(New York, NY – Chelsea) – Garvey|Simon is pleased to present Linda Kamille Schmidt: Fiber Space opening June 27, 2024 at 547 West 27 Street, New York, NY 10001. The exhibition features a selection of Schmidt’s recent semi-transparent fabric collages, ranging from installation scale, to intimate, window-sized works. Schmidt’s collages are a mélange of memory, culling together personal and universal experience, all the while challenging the distinction between craft and fine art. This is Linda Schmidt’s first solo show with Garvey|Simon and her third solo show in Manhattan. Linda Kamille Schmidt: Fiber Space is on view through July 20, 2024. There will be an opening reception on Thursday, June 27 from 6:00 PM to 8:00 PM at 547 West 27 Street, Suite 209, New York, NY 10001. The artist will be present. Gallery hours are Tuesday through Friday, 11:00 AM to 4:00 PM.
Linda Kamille Schmidt plays with emotional connections and memory in her smaller, framed works. In their encasements, each collage appears as a portal; a well of both excitement and sentimentality. Her transparent and opaque fabrics mingle together with an almost casual ease. Schmidt’s hand is evident in the cut, placement, and suturing of each strip. The artist vacillates between precise machine and loose, wobbly hand-sewn stitches.

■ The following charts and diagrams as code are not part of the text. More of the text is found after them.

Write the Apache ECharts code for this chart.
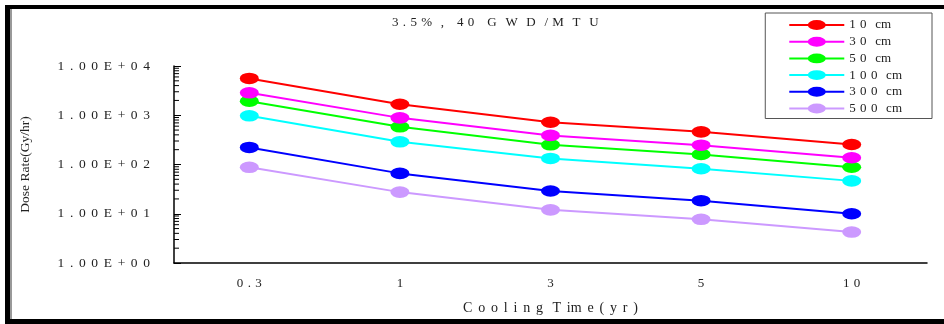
<!DOCTYPE html>
<html>
<head>
<meta charset="utf-8">
<script src="https://cdn.jsdelivr.net/npm/echarts@6/dist/echarts.min.js"></script>
<style>
html,body{margin:0;padding:0;background:#fff;}
#c{width:944px;height:324px;}
</style>
</head>
<body>
<div id="c"></div>
<script>
// Data
var categories = ['0.3', '1', '3', '5', '10'];
var seriesNames = ['10 cm', '30 cm', '50 cm', '100 cm', '300 cm', '500 cm'];
var d10  = [5600, 1670, 720, 460, 255];
var d30  = [2850, 885, 390, 247, 137];
var d50  = [1930, 582, 251, 160, 88];
var d100 = [975, 289, 133, 82, 46.5];
var d300 = [222, 66, 29, 18.4, 10];
var d500 = [87.6, 27.5, 12, 7.7, 4.25];
var yTickValues = [1, 10, 100, 1000, 10000];

var colors = ['#ff0000', '#ff00ff', '#00ff00', '#00ffff', '#0000ff', '#cc99ff'];
var allData = [d10, d30, d50, d100, d300, d500];

var SP = '\u2004';
var SPW = '\u2004\u200A';
function spaced(s, sep) { return s.split('').join(sep || SP); }

var FONT = 'Liberation Serif';
var ELLIPSE = 'path://M-10,-10L-10,-10M10,10L10,10M-10,0A10,5.5 0 1,0 10,0A10,5.5 0 1,0 -10,0Z';

var chart = echarts.init(document.getElementById('c'));

var series = allData.map(function (d, i) {
  return {
    name: seriesNames[i],
    type: 'line',
    data: d,
    symbol: ELLIPSE,
    symbolSize: [19, 21],
    showSymbol: true,
    lineStyle: { color: colors[i], width: 2 },
    itemStyle: { color: colors[i], borderWidth: 0 },
    animation: false,
    z: 10 - i
  };
});

var frame = [
  { id: 'f1', type: 'rect', shape: { x: 5, y: 5, width: 939, height: 4 }, style: { fill: '#000' }, silent: true },
  { id: 'f2', type: 'rect', shape: { x: 5, y: 5, width: 5, height: 319 }, style: { fill: '#000' }, silent: true },
  { id: 'f3', type: 'rect', shape: { x: 10, y: 9, width: 2, height: 310 }, style: { fill: '#999' }, silent: true },
  { id: 'f4', type: 'rect', shape: { x: 5, y: 319, width: 939, height: 5 }, style: { fill: '#000' }, silent: true }
];

chart.setOption({
  animation: false,
  textStyle: { fontFamily: FONT },
  title: {
    text: '3' + SP + '.' + SP + '5' + SP + '%' + SP + SP + ',' + SP + SP + SP + '4' + SP + '0' + SP + SP + SP +
          'G' + SP + SP + 'W' + SP + SP + 'D' + SP + SP + '/' + SP + 'M' + SP + SP + 'T' + SP + SP + 'U',
    left: 387,
    top: 11,
    textStyle: { fontFamily: FONT, fontSize: 13, fontWeight: 'normal', color: '#222' }
  },
  legend: {
    orient: 'vertical',
    right: 12,
    top: 13,
    padding: [3, 30, 1, 23],
    itemGap: -1.3,
    itemWidth: 55,
    itemHeight: 22.5,
    borderColor: '#555',
    borderWidth: 1,
    backgroundColor: '#fff',
    formatter: function (n) { var p = n.split(' '); return spaced(p[0]) + SP + SP + p[1]; },
    textStyle: { fontFamily: FONT, fontSize: 13, color: '#222' },
    data: seriesNames
  },
  grid: { left: 174, right: 17, top: 66, bottom: 61, containLabel: false },
  xAxis: {
    type: 'category',
    data: categories,
    boundaryGap: true,
    name: spaced('Cooling', SPW) + SP + SP + 'T' + SPW + 'im' + SPW + 'e' + SPW + '(' + SPW + 'y' + SPW + 'r' + SPW + ')',
    nameLocation: 'middle',
    nameGap: 38,
    nameTextStyle: { fontFamily: FONT, fontSize: 14, color: '#222' },
    axisLine: { lineStyle: { color: '#000', width: 1.5 } },
    axisTick: { inside: true, length: 4, interval: 0, lineStyle: { color: '#000' } },
    axisLabel: { fontFamily: FONT, fontSize: 13, color: '#222', margin: 14, interval: 0,
      formatter: function (v) { return spaced(v); } },
    splitLine: { show: false }
  },
  yAxis: {
    type: 'log',
    logBase: 10,
    min: 1,
    max: 10000,
    name: 'Dose Rate(Gy/hr)',
    nameLocation: 'middle',
    nameGap: 142,
    nameRotate: 90,
    nameTextStyle: { fontFamily: FONT, fontSize: 13.5, color: '#222' },
    axisLine: { show: true, lineStyle: { color: '#000', width: 1.5 } },
    axisTick: { show: true, inside: true, length: 7, lineStyle: { color: '#000' } },
    axisLabel: {
      fontFamily: FONT, fontSize: 13.5, color: '#222', margin: 24,
      formatter: function (v) {
        var e = Math.round(Math.log10(v));
        return spaced('1.00E+' + (e < 10 ? '0' : '') + e, SPW);
      }
    },
    splitLine: { show: false }
  },
  graphic: frame,
  series: series
});

// Minor log ticks at 2..9 x each decade, placed through the axis scale
var gx = 174;
try { gx = chart.getModel().getComponent('grid', 0).coordinateSystem.getRect().x; } catch (e) {}
var ticks = [];
for (var k = 0; k < yTickValues.length - 1; k++) {
  for (var m = 2; m <= 9; m++) {
    var y = chart.convertToPixel({ yAxisIndex: 0 }, m * yTickValues[k]);
    ticks.push({ id: 'mt' + k + '_' + m, type: 'line', silent: true,
      shape: { x1: gx, y1: y, x2: gx + 5, y2: y }, style: { stroke: '#000', lineWidth: 1 } });
  }
}
chart.setOption({ graphic: frame.concat(ticks) });
</script>
</body>
</html>
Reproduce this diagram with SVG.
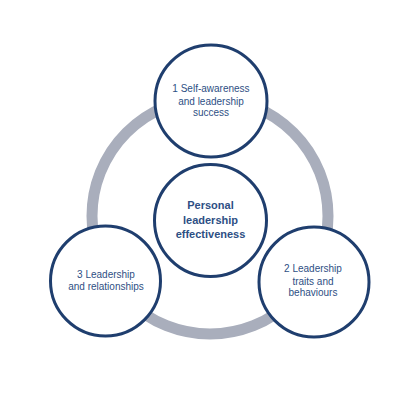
<svg xmlns="http://www.w3.org/2000/svg" width="420" height="400" viewBox="0 0 420 400">
<style>
.ring{fill:none;stroke:#a9aebc;stroke-width:11}
.node{fill:#ffffff;stroke:#1f3e6e;stroke-width:3}
.t{font-family:"Liberation Sans",Arial,sans-serif;font-size:10px;fill:#2e4f84;text-anchor:middle}
.b{font-family:"Liberation Sans",Arial,sans-serif;font-size:11px;font-weight:bold;fill:#2e4f84;text-anchor:middle}
</style>
<rect width="420" height="400" fill="#ffffff"/>
<g id="connectors">
<circle class="ring" cx="210" cy="216" r="118"/>
</g>
<g id="node-top">
<circle class="node" cx="211" cy="101" r="56"/>
<text class="t" x="211" y="92">1 Self-awareness</text>
<text class="t" x="211" y="104.5">and leadership</text>
<text class="t" x="211" y="116">success</text>
</g>
<g id="node-center">
<circle class="node" cx="210.5" cy="220.5" r="56"/>
<text class="b" x="210.5" y="209">Personal</text>
<text class="b" x="210.5" y="224">leadership</text>
<text class="b" x="210.5" y="238">effectiveness</text>
</g>
<g id="node-left">
<circle class="node" cx="105.5" cy="281" r="55"/>
<text class="t" x="106" y="278">3  Leadership</text>
<text class="t" x="106" y="290">and relationships</text>
</g>
<g id="node-right">
<circle class="node" cx="314" cy="282" r="55"/>
<text class="t" x="313" y="272">2  Leadership</text>
<text class="t" x="313" y="284.5">traits and</text>
<text class="t" x="313" y="296">behaviours</text>
</g>
</svg>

Her subtle use of pins in the works act as focal points for the eye as it dances around the celebration of color and texture. As a result, her works refuse the sterility of manufacturing, and challenge the reductive elision of perfectionism and femininity. This sense of touch evokes a closeness with the fabric, almost inviting contact. A hot frenzy of geometric forms, Schmidt’s fabric swatches abut and overlap to form a kaleidoscopic play with depth and recession. Coupled with the scale of these smaller pieces, Schmidt draws her viewer forward, and entices them to fall into her mesmerizing displays.
Schmidt’s larger installation work also places her squarely in a tradition of subversive feminist art. At this scale, her collage method is evocative of quilting, a generational passion in her family. Like her predecessors, Schmidt’s use of immensity and hard geometric abstraction works to undermine the association of quaintness with craftwork. Furthermore, it disrupts the notion that femininity is small and subdued. Though her collages are constructed from background to foreground, her installation works can be viewed from any vantage point. With this, Schmidt creates a furtive sense of volume and endows her work with a surprising sculptural quality. Schmidt is indiscriminate in how she sources her fabrics, pulling scraps from the depths of bargain bins and swatches of luxury textiles alike. As such, her works encompass a spectrum of experience, socioeconomic markers, and both public and private life. Schmidt’s larger works are at once intimate objects of comfort and internality, and bombastic displays of celebration and status.
Linda Kamille Schmidt is originally from Kansas where she attended Bethel College and where most of her family still lives. She received an MA and MFA in drawing and painting from the University of Iowa in Iowa City. She has lived and worked in Brooklyn, NY, since 1989. Solo and Group shows have included AIR Gallery (New York, NY), Ann Street Gallery (Newburgh, NY), Art in Embassies (Kohor, Republic of Palau), Art Mora (Ridgefield Park, NJ; Seoul, South Korea; New York, NY), ArtPort Kingston (Kingston, NY), Carroll and Sons Gallery (Boston, MA), Chazou Gallery (British Columbia), Cheryl Hazen Gallery (New York, NY), Clemente Soto Velez Cultural Center (New York, NY), Curious Matter (Jersey City, NJ), DeDee Shattuck Gallery (Westport, MA), Denise Bibro Fine Art (New York, NY), Main Window Dumbo (Brooklyn, NY), Port Washington Public Library (Port Washington, NY), Praxis Gallery (New York, NY), Readywipe Gallery (Holyoke, MA), Ridderhof Martin Gallery at the University of Mary Washington (Fredericksburg, VA), Robert W. Regier Art Gallery at Bethel College (N. Newton, KS), Saunders's Farm (Garrison, NY), State of the Arts Gallery (Hong Kong), Tilly Foster Farm Museum (Brewster, NY) and other venues.